#### What to do
Repeat what the lines below say, word for word, and skip every image.

+++ Recorded data +++

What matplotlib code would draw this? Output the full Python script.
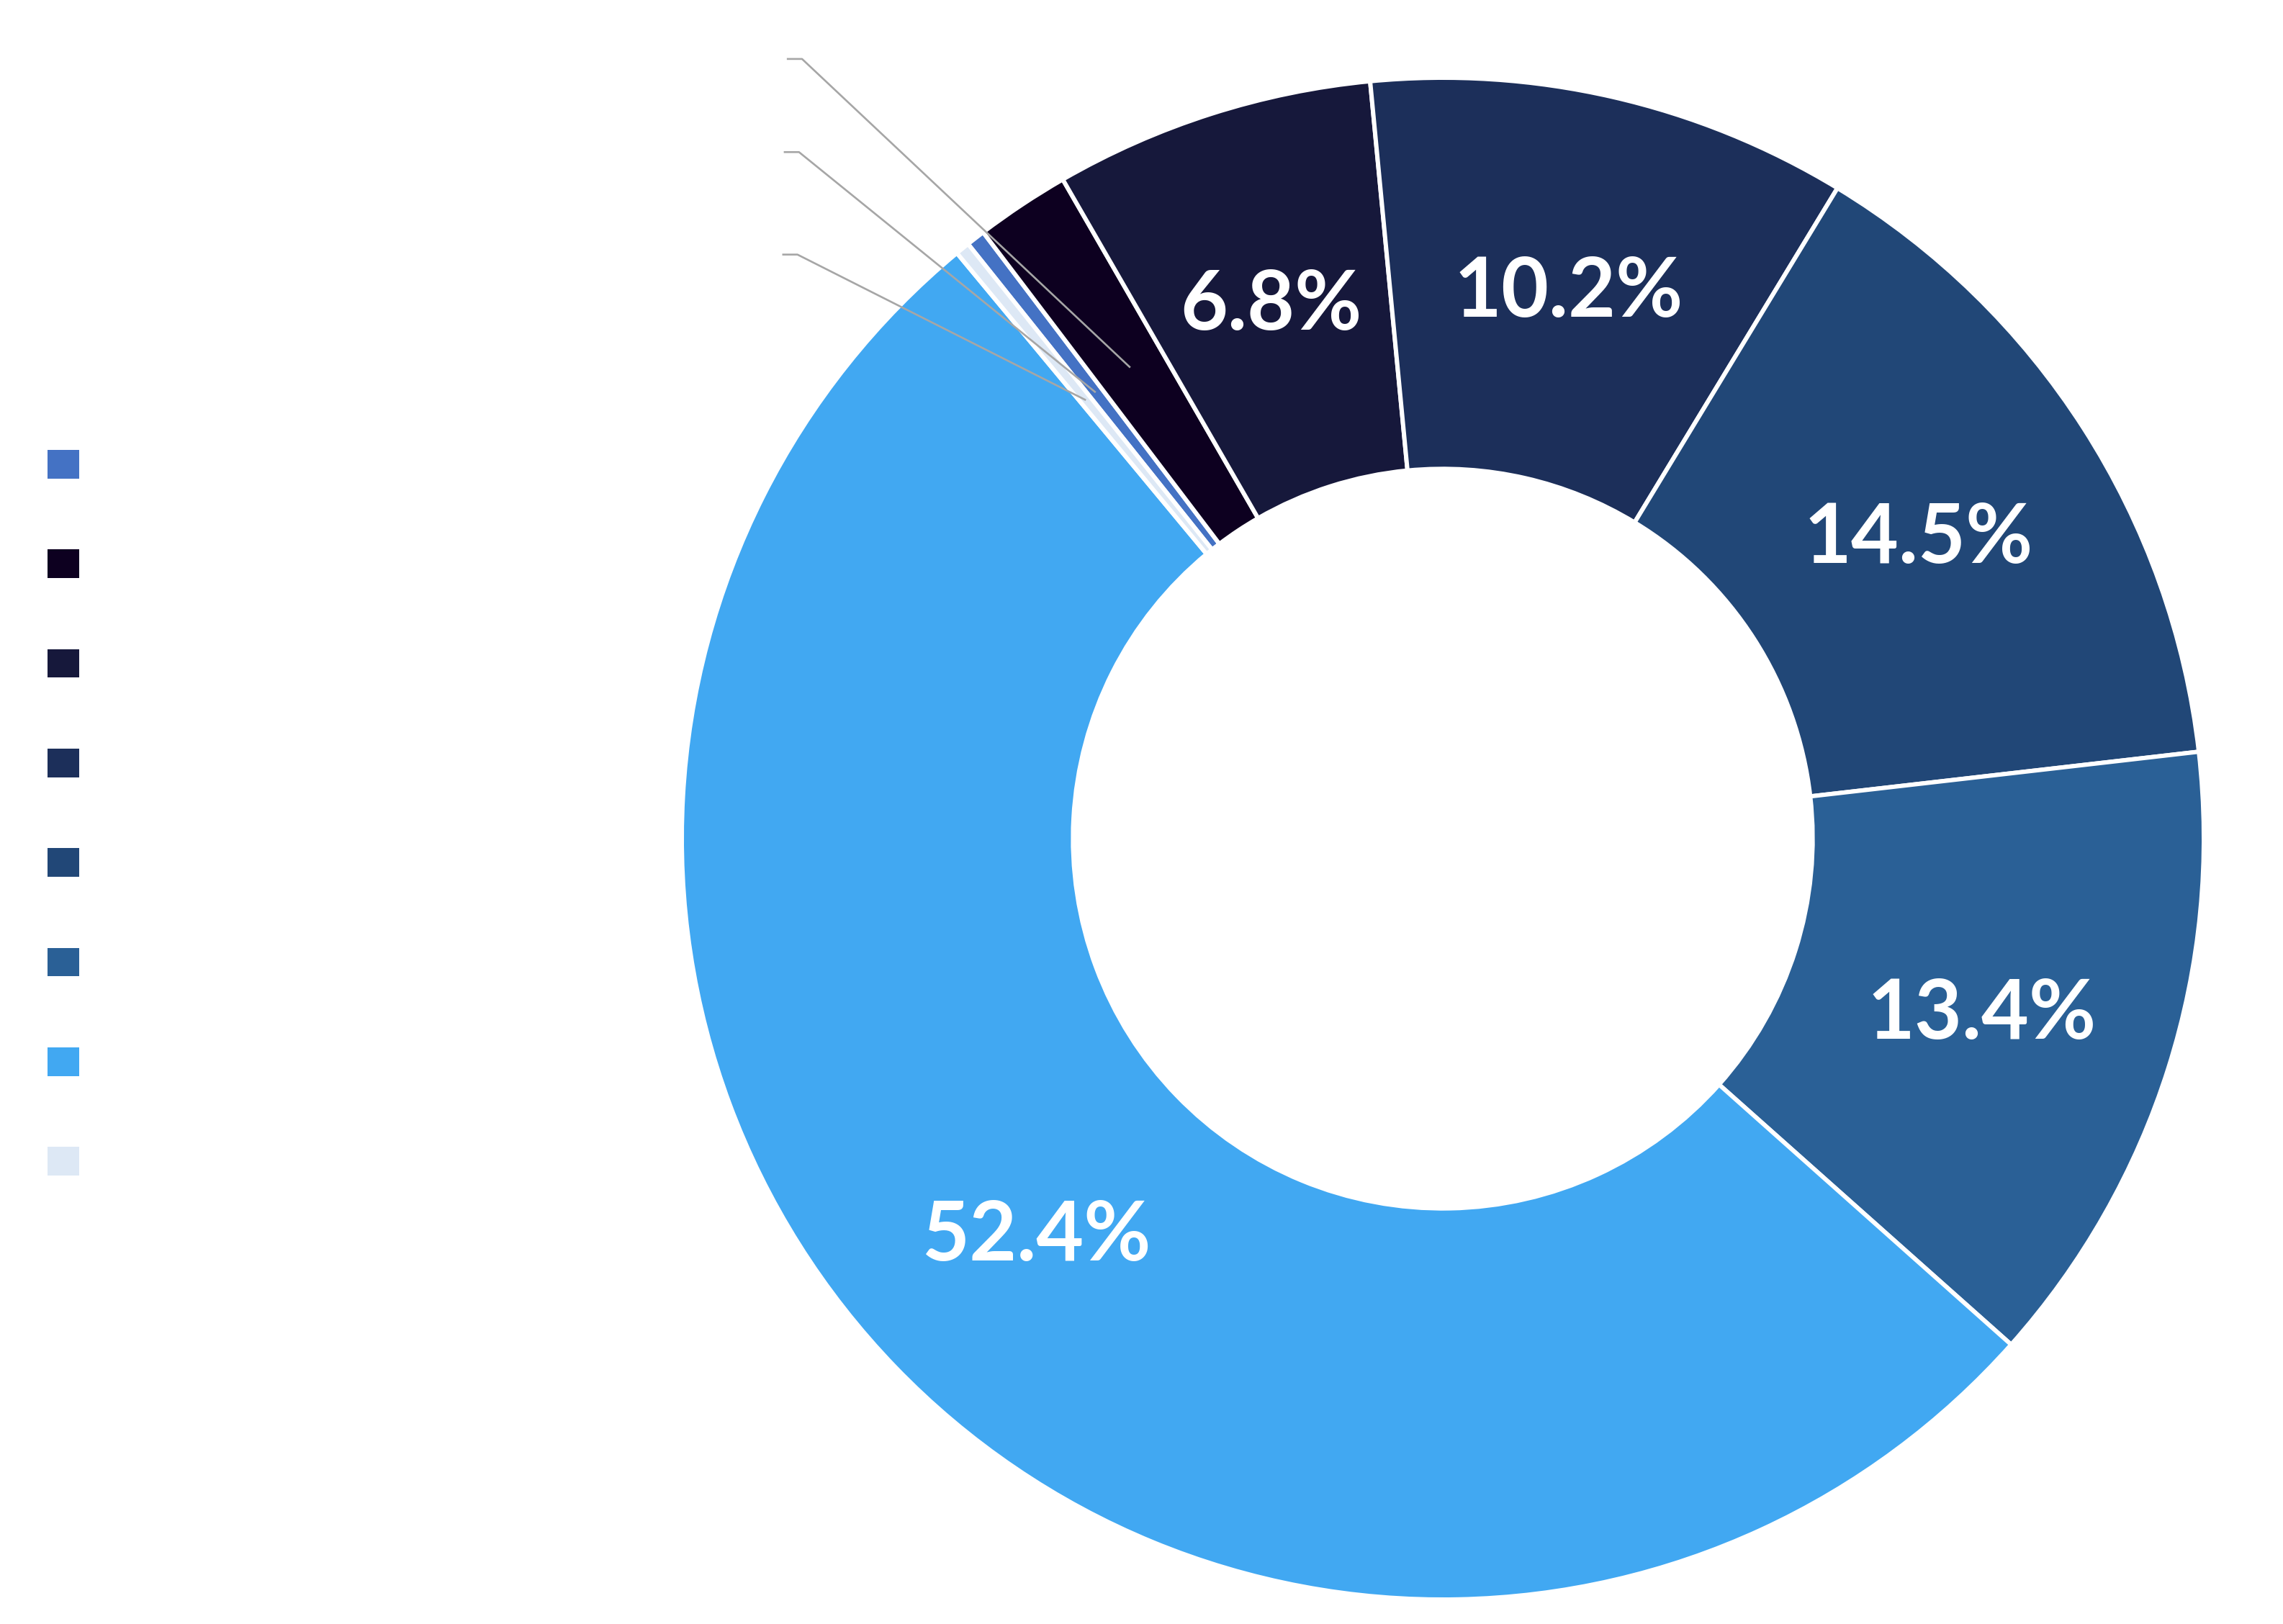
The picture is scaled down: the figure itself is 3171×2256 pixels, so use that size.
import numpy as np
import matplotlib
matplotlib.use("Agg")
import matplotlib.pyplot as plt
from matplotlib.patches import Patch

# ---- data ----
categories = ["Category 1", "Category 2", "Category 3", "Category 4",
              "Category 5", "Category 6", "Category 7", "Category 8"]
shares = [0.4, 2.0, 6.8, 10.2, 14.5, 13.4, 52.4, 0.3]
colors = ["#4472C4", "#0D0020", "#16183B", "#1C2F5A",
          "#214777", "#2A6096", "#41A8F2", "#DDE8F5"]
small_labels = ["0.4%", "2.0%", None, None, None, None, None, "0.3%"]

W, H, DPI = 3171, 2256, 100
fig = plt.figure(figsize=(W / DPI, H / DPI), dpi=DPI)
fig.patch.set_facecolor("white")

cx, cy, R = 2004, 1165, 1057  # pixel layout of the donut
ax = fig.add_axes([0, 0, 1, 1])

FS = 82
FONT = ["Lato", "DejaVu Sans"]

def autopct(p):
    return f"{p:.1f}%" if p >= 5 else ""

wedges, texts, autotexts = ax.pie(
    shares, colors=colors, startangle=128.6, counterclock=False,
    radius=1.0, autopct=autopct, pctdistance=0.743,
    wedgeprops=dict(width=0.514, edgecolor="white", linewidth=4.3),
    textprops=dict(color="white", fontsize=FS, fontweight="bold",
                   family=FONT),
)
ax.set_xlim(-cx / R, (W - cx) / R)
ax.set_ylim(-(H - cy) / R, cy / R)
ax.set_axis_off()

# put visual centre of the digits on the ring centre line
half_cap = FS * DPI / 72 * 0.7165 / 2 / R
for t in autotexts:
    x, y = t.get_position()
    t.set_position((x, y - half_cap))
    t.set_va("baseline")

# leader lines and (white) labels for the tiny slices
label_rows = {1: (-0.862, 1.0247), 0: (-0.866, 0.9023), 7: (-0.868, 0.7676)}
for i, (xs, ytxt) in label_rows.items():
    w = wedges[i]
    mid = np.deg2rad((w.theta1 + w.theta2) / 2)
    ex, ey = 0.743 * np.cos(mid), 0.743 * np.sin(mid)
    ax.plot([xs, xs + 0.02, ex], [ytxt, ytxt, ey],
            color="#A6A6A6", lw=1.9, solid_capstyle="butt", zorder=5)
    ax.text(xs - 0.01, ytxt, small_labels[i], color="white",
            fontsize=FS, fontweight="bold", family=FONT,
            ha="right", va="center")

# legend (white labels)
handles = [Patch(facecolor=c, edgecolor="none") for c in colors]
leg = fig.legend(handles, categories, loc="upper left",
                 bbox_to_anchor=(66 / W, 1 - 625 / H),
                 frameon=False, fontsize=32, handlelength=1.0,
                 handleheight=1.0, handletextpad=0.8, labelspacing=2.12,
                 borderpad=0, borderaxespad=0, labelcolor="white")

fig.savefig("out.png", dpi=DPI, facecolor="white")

+++

#### Completed exercise
What matplotlib code would draw this? Output the full Python script.
The picture is scaled down: the figure itself is 3171×2256 pixels, so use that size.
import numpy as np
import matplotlib
matplotlib.use("Agg")
import matplotlib.pyplot as plt
from matplotlib.patches import Patch

# ---- data ----
categories = ["Category 1", "Category 2", "Category 3", "Category 4",
              "Category 5", "Category 6", "Category 7", "Category 8"]
shares = [0.4, 2.0, 6.8, 10.2, 14.5, 13.4, 52.4, 0.3]
colors = ["#4472C4", "#0D0020", "#16183B", "#1C2F5A",
          "#214777", "#2A6096", "#41A8F2", "#DDE8F5"]
small_labels = ["0.4%", "2.0%", None, None, None, None, None, "0.3%"]

W, H, DPI = 3171, 2256, 100
fig = plt.figure(figsize=(W / DPI, H / DPI), dpi=DPI)
fig.patch.set_facecolor("white")

cx, cy, R = 2004, 1165, 1057  # pixel layout of the donut
ax = fig.add_axes([0, 0, 1, 1])

FS = 82
FONT = ["Lato", "DejaVu Sans"]

def autopct(p):
    return f"{p:.1f}%" if p >= 5 else ""

wedges, texts, autotexts = ax.pie(
    shares, colors=colors, startangle=128.6, counterclock=False,
    radius=1.0, autopct=autopct, pctdistance=0.743,
    wedgeprops=dict(width=0.514, edgecolor="white", linewidth=4.3),
    textprops=dict(color="white", fontsize=FS, fontweight="bold",
                   family=FONT),
)
ax.set_xlim(-cx / R, (W - cx) / R)
ax.set_ylim(-(H - cy) / R, cy / R)
ax.set_axis_off()

# put visual centre of the digits on the ring centre line
half_cap = FS * DPI / 72 * 0.7165 / 2 / R
for t in autotexts:
    x, y = t.get_position()
    t.set_position((x, y - half_cap))
    t.set_va("baseline")

# leader lines and (white) labels for the tiny slices
label_rows = {1: (-0.862, 1.0247), 0: (-0.866, 0.9023), 7: (-0.868, 0.7676)}
for i, (xs, ytxt) in label_rows.items():
    w = wedges[i]
    mid = np.deg2rad((w.theta1 + w.theta2) / 2)
    ex, ey = 0.743 * np.cos(mid), 0.743 * np.sin(mid)
    ax.plot([xs, xs + 0.02, ex], [ytxt, ytxt, ey],
            color="#A6A6A6", lw=1.9, solid_capstyle="butt", zorder=5)
    ax.text(xs - 0.01, ytxt, small_labels[i], color="white",
            fontsize=FS, fontweight="bold", family=FONT,
            ha="right", va="center")

# legend (white labels)
handles = [Patch(facecolor=c, edgecolor="none") for c in colors]
leg = fig.legend(handles, categories, loc="upper left",
                 bbox_to_anchor=(66 / W, 1 - 625 / H),
                 frameon=False, fontsize=32, handlelength=1.0,
                 handleheight=1.0, handletextpad=0.8, labelspacing=2.12,
                 borderpad=0, borderaxespad=0, labelcolor="white")

fig.savefig("out.png", dpi=DPI, facecolor="white")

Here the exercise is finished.